------ SUPPLIED INFORMATION

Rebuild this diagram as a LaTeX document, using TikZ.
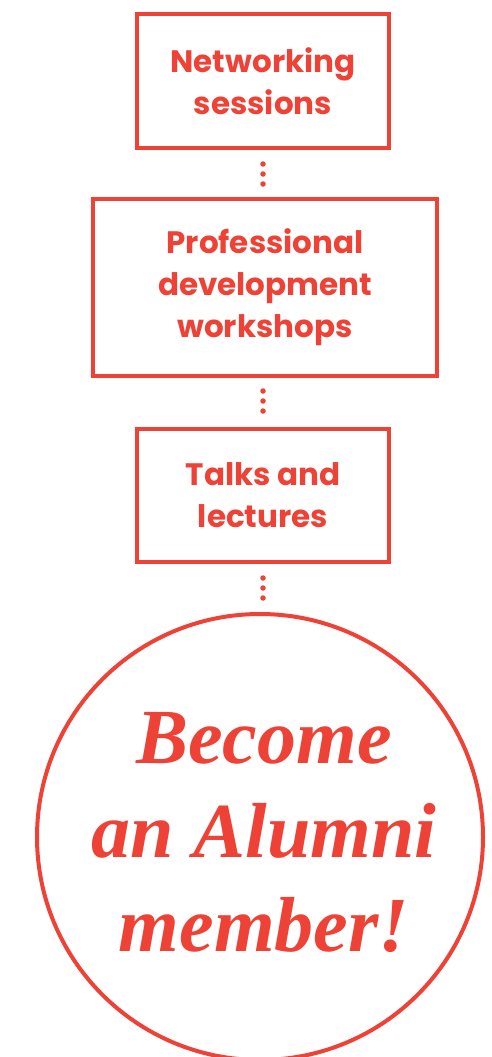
\documentclass[tikz,border=0pt]{standalone}
\usepackage{fontspec}
\newfontfamily\boxfont{Poppins}
\newfontfamily\circfont{Liberation Serif}
\definecolor{brand}{RGB}{238,66,54}
\begin{document}
\begin{tikzpicture}[x=1pt,y=1pt,
  stepbox/.style={draw=brand, line width=4pt, text=brand, align=center, inner sep=0pt,
    font=\boxfont\bfseries\fontsize{31}{42}\selectfont},
  dotmark/.style={circle, fill=brand, minimum size=5.5pt, inner sep=0pt, outer sep=0pt},
  dotlink/.style={draw=none},
  goal/.style={circle, draw=brand, line width=4pt, minimum size=446pt, inner sep=0pt},
  goaltext/.style={text=brand, align=center, inner sep=0pt,
    font=\circfont\bfseries\itshape\fontsize{78}{94}\selectfont}]
\useasboundingbox (0,0) rectangle (492,-1057);
\clip (0,0) rectangle (492,-1057);
\node[stepbox, minimum width=252pt, minimum height=134pt] (n1) at (263,-81) {Networking\\sessions};
\node[stepbox, minimum width=344pt, minimum height=177pt] (n2) at (265,-287.5) {Professional\\development\\workshops};
\node[stepbox, minimum width=252pt, minimum height=133pt] (n3) at (263,-495.5) {Talks and\\lectures};
\node[goal] (c) at (260,-837) {};
\node[goaltext] (ct) at (264,-833) {Become\\an Alumni\\member!};
\path[dotlink] ([yshift=-14pt]n1.south) -- ([yshift=13pt]n1.south |- n2.north)
  node[dotmark,pos=0]{} node[dotmark,pos=0.5]{} node[dotmark,pos=1]{};
\path[dotlink] ([yshift=-13pt]n2.south -| n1.south) -- ([yshift=16pt]n3.north)
  node[dotmark,pos=0]{} node[dotmark,pos=0.5]{} node[dotmark,pos=1]{};
\path[dotlink] ([yshift=-14pt]n3.south) -- ([yshift=14pt]n3.south |- c.north)
  node[dotmark,pos=0]{} node[dotmark,pos=0.5]{} node[dotmark,pos=1]{};
\end{tikzpicture}
\end{document}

------------

• JOB:
Give an exact copy of the material, leaving out every picture.

• TASK OUTPUT:
Rebuild this diagram as a LaTeX document, using TikZ.
\documentclass[tikz,border=0pt]{standalone}
\usepackage{fontspec}
\newfontfamily\boxfont{Poppins}
\newfontfamily\circfont{Liberation Serif}
\definecolor{brand}{RGB}{238,66,54}
\begin{document}
\begin{tikzpicture}[x=1pt,y=1pt,
  stepbox/.style={draw=brand, line width=4pt, text=brand, align=center, inner sep=0pt,
    font=\boxfont\bfseries\fontsize{31}{42}\selectfont},
  dotmark/.style={circle, fill=brand, minimum size=5.5pt, inner sep=0pt, outer sep=0pt},
  dotlink/.style={draw=none},
  goal/.style={circle, draw=brand, line width=4pt, minimum size=446pt, inner sep=0pt},
  goaltext/.style={text=brand, align=center, inner sep=0pt,
    font=\circfont\bfseries\itshape\fontsize{78}{94}\selectfont}]
\useasboundingbox (0,0) rectangle (492,-1057);
\clip (0,0) rectangle (492,-1057);
\node[stepbox, minimum width=252pt, minimum height=134pt] (n1) at (263,-81) {Networking\\sessions};
\node[stepbox, minimum width=344pt, minimum height=177pt] (n2) at (265,-287.5) {Professional\\development\\workshops};
\node[stepbox, minimum width=252pt, minimum height=133pt] (n3) at (263,-495.5) {Talks and\\lectures};
\node[goal] (c) at (260,-837) {};
\node[goaltext] (ct) at (264,-833) {Become\\an Alumni\\member!};
\path[dotlink] ([yshift=-14pt]n1.south) -- ([yshift=13pt]n1.south |- n2.north)
  node[dotmark,pos=0]{} node[dotmark,pos=0.5]{} node[dotmark,pos=1]{};
\path[dotlink] ([yshift=-13pt]n2.south -| n1.south) -- ([yshift=16pt]n3.north)
  node[dotmark,pos=0]{} node[dotmark,pos=0.5]{} node[dotmark,pos=1]{};
\path[dotlink] ([yshift=-14pt]n3.south) -- ([yshift=14pt]n3.south |- c.north)
  node[dotmark,pos=0]{} node[dotmark,pos=0.5]{} node[dotmark,pos=1]{};
\end{tikzpicture}
\end{document}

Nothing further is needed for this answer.